Entries:
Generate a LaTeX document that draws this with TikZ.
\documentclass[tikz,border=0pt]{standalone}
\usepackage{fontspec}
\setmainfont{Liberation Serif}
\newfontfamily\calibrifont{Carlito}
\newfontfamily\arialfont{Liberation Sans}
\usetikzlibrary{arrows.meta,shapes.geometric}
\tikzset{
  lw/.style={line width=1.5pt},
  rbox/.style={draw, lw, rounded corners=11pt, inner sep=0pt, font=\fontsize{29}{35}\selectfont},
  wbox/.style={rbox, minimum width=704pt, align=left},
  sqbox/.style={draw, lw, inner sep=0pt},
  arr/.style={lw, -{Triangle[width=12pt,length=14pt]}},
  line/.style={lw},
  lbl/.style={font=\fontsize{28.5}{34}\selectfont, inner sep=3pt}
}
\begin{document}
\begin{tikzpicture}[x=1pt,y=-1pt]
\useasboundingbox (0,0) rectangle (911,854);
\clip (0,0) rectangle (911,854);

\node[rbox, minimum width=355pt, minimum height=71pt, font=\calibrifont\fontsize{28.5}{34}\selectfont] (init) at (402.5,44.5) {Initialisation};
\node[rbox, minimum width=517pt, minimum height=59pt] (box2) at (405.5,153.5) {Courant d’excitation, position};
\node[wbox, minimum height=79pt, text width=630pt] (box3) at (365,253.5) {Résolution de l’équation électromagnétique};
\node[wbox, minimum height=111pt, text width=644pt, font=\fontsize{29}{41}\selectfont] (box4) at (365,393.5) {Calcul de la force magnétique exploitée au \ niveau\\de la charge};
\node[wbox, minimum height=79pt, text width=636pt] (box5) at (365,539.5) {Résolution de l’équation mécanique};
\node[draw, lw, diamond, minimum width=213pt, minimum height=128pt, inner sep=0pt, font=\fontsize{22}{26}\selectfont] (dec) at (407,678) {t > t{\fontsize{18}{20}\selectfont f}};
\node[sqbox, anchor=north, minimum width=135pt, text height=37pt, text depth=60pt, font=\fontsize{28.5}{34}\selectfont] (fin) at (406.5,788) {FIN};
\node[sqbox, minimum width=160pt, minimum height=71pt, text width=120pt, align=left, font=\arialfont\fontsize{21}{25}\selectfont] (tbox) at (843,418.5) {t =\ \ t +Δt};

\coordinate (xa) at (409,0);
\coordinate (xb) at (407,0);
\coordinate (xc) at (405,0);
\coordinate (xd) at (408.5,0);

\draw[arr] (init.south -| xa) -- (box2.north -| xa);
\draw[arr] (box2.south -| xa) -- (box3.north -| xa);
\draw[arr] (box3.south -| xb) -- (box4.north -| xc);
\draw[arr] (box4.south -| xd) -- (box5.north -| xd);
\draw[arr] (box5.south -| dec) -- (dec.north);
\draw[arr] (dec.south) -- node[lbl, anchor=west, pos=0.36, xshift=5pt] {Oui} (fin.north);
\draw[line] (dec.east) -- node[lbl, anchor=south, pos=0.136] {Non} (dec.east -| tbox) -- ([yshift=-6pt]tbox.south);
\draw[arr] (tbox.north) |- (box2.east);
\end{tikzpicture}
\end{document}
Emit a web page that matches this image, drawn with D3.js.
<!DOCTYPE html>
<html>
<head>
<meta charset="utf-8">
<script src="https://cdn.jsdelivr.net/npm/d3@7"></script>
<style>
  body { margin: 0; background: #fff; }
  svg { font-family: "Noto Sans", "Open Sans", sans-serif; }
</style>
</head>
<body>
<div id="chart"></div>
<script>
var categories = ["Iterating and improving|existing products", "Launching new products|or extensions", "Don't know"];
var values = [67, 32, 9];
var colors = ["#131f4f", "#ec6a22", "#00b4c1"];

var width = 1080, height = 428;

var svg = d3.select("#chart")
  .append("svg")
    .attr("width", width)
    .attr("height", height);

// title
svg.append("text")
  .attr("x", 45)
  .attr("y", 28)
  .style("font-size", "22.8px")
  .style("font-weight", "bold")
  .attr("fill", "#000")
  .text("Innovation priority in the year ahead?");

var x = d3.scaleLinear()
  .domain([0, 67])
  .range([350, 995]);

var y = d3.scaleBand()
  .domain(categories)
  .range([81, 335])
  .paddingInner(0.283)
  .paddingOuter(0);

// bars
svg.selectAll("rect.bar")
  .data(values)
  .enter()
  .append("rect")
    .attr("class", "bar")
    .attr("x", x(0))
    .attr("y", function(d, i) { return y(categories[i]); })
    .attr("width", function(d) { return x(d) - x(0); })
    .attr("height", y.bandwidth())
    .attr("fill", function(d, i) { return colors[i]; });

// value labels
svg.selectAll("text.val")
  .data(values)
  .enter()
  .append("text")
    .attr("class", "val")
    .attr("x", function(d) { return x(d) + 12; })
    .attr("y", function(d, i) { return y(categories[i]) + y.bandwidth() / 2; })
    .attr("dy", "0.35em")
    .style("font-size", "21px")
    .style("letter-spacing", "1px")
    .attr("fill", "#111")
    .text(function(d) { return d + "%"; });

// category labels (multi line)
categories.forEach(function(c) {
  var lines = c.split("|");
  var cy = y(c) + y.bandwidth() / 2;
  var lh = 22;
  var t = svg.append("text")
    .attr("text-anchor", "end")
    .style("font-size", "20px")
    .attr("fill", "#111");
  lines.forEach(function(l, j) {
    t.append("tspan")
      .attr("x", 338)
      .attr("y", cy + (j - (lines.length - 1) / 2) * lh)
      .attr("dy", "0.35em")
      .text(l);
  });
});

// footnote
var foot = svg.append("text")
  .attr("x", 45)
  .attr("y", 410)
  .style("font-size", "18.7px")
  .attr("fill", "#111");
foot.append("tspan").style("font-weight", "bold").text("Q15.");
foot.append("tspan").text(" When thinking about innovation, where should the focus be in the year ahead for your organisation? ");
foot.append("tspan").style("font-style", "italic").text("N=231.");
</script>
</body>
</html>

Written instruction:
Write down every line of the data exactly as it appears above.

Expected output:
Generate a LaTeX document that draws this with TikZ.
\documentclass[tikz,border=0pt]{standalone}
\usepackage{fontspec}
\setmainfont{Liberation Serif}
\newfontfamily\calibrifont{Carlito}
\newfontfamily\arialfont{Liberation Sans}
\usetikzlibrary{arrows.meta,shapes.geometric}
\tikzset{
  lw/.style={line width=1.5pt},
  rbox/.style={draw, lw, rounded corners=11pt, inner sep=0pt, font=\fontsize{29}{35}\selectfont},
  wbox/.style={rbox, minimum width=704pt, align=left},
  sqbox/.style={draw, lw, inner sep=0pt},
  arr/.style={lw, -{Triangle[width=12pt,length=14pt]}},
  line/.style={lw},
  lbl/.style={font=\fontsize{28.5}{34}\selectfont, inner sep=3pt}
}
\begin{document}
\begin{tikzpicture}[x=1pt,y=-1pt]
\useasboundingbox (0,0) rectangle (911,854);
\clip (0,0) rectangle (911,854);

\node[rbox, minimum width=355pt, minimum height=71pt, font=\calibrifont\fontsize{28.5}{34}\selectfont] (init) at (402.5,44.5) {Initialisation};
\node[rbox, minimum width=517pt, minimum height=59pt] (box2) at (405.5,153.5) {Courant d’excitation, position};
\node[wbox, minimum height=79pt, text width=630pt] (box3) at (365,253.5) {Résolution de l’équation électromagnétique};
\node[wbox, minimum height=111pt, text width=644pt, font=\fontsize{29}{41}\selectfont] (box4) at (365,393.5) {Calcul de la force magnétique exploitée au \ niveau\\de la charge};
\node[wbox, minimum height=79pt, text width=636pt] (box5) at (365,539.5) {Résolution de l’équation mécanique};
\node[draw, lw, diamond, minimum width=213pt, minimum height=128pt, inner sep=0pt, font=\fontsize{22}{26}\selectfont] (dec) at (407,678) {t > t{\fontsize{18}{20}\selectfont f}};
\node[sqbox, anchor=north, minimum width=135pt, text height=37pt, text depth=60pt, font=\fontsize{28.5}{34}\selectfont] (fin) at (406.5,788) {FIN};
\node[sqbox, minimum width=160pt, minimum height=71pt, text width=120pt, align=left, font=\arialfont\fontsize{21}{25}\selectfont] (tbox) at (843,418.5) {t =\ \ t +Δt};

\coordinate (xa) at (409,0);
\coordinate (xb) at (407,0);
\coordinate (xc) at (405,0);
\coordinate (xd) at (408.5,0);

\draw[arr] (init.south -| xa) -- (box2.north -| xa);
\draw[arr] (box2.south -| xa) -- (box3.north -| xa);
\draw[arr] (box3.south -| xb) -- (box4.north -| xc);
\draw[arr] (box4.south -| xd) -- (box5.north -| xd);
\draw[arr] (box5.south -| dec) -- (dec.north);
\draw[arr] (dec.south) -- node[lbl, anchor=west, pos=0.36, xshift=5pt] {Oui} (fin.north);
\draw[line] (dec.east) -- node[lbl, anchor=south, pos=0.136] {Non} (dec.east -| tbox) -- ([yshift=-6pt]tbox.south);
\draw[arr] (tbox.north) |- (box2.east);
\end{tikzpicture}
\end{document}
Emit a web page that matches this image, drawn with D3.js.
<!DOCTYPE html>
<html>
<head>
<meta charset="utf-8">
<script src="https://cdn.jsdelivr.net/npm/d3@7"></script>
<style>
  body { margin: 0; background: #fff; }
  svg { font-family: "Noto Sans", "Open Sans", sans-serif; }
</style>
</head>
<body>
<div id="chart"></div>
<script>
var categories = ["Iterating and improving|existing products", "Launching new products|or extensions", "Don't know"];
var values = [67, 32, 9];
var colors = ["#131f4f", "#ec6a22", "#00b4c1"];

var width = 1080, height = 428;

var svg = d3.select("#chart")
  .append("svg")
    .attr("width", width)
    .attr("height", height);

// title
svg.append("text")
  .attr("x", 45)
  .attr("y", 28)
  .style("font-size", "22.8px")
  .style("font-weight", "bold")
  .attr("fill", "#000")
  .text("Innovation priority in the year ahead?");

var x = d3.scaleLinear()
  .domain([0, 67])
  .range([350, 995]);

var y = d3.scaleBand()
  .domain(categories)
  .range([81, 335])
  .paddingInner(0.283)
  .paddingOuter(0);

// bars
svg.selectAll("rect.bar")
  .data(values)
  .enter()
  .append("rect")
    .attr("class", "bar")
    .attr("x", x(0))
    .attr("y", function(d, i) { return y(categories[i]); })
    .attr("width", function(d) { return x(d) - x(0); })
    .attr("height", y.bandwidth())
    .attr("fill", function(d, i) { return colors[i]; });

// value labels
svg.selectAll("text.val")
  .data(values)
  .enter()
  .append("text")
    .attr("class", "val")
    .attr("x", function(d) { return x(d) + 12; })
    .attr("y", function(d, i) { return y(categories[i]) + y.bandwidth() / 2; })
    .attr("dy", "0.35em")
    .style("font-size", "21px")
    .style("letter-spacing", "1px")
    .attr("fill", "#111")
    .text(function(d) { return d + "%"; });

// category labels (multi line)
categories.forEach(function(c) {
  var lines = c.split("|");
  var cy = y(c) + y.bandwidth() / 2;
  var lh = 22;
  var t = svg.append("text")
    .attr("text-anchor", "end")
    .style("font-size", "20px")
    .attr("fill", "#111");
  lines.forEach(function(l, j) {
    t.append("tspan")
      .attr("x", 338)
      .attr("y", cy + (j - (lines.length - 1) / 2) * lh)
      .attr("dy", "0.35em")
      .text(l);
  });
});

// footnote
var foot = svg.append("text")
  .attr("x", 45)
  .attr("y", 410)
  .style("font-size", "18.7px")
  .attr("fill", "#111");
foot.append("tspan").style("font-weight", "bold").text("Q15.");
foot.append("tspan").text(" When thinking about innovation, where should the focus be in the year ahead for your organisation? ");
foot.append("tspan").style("font-style", "italic").text("N=231.");
</script>
</body>
</html>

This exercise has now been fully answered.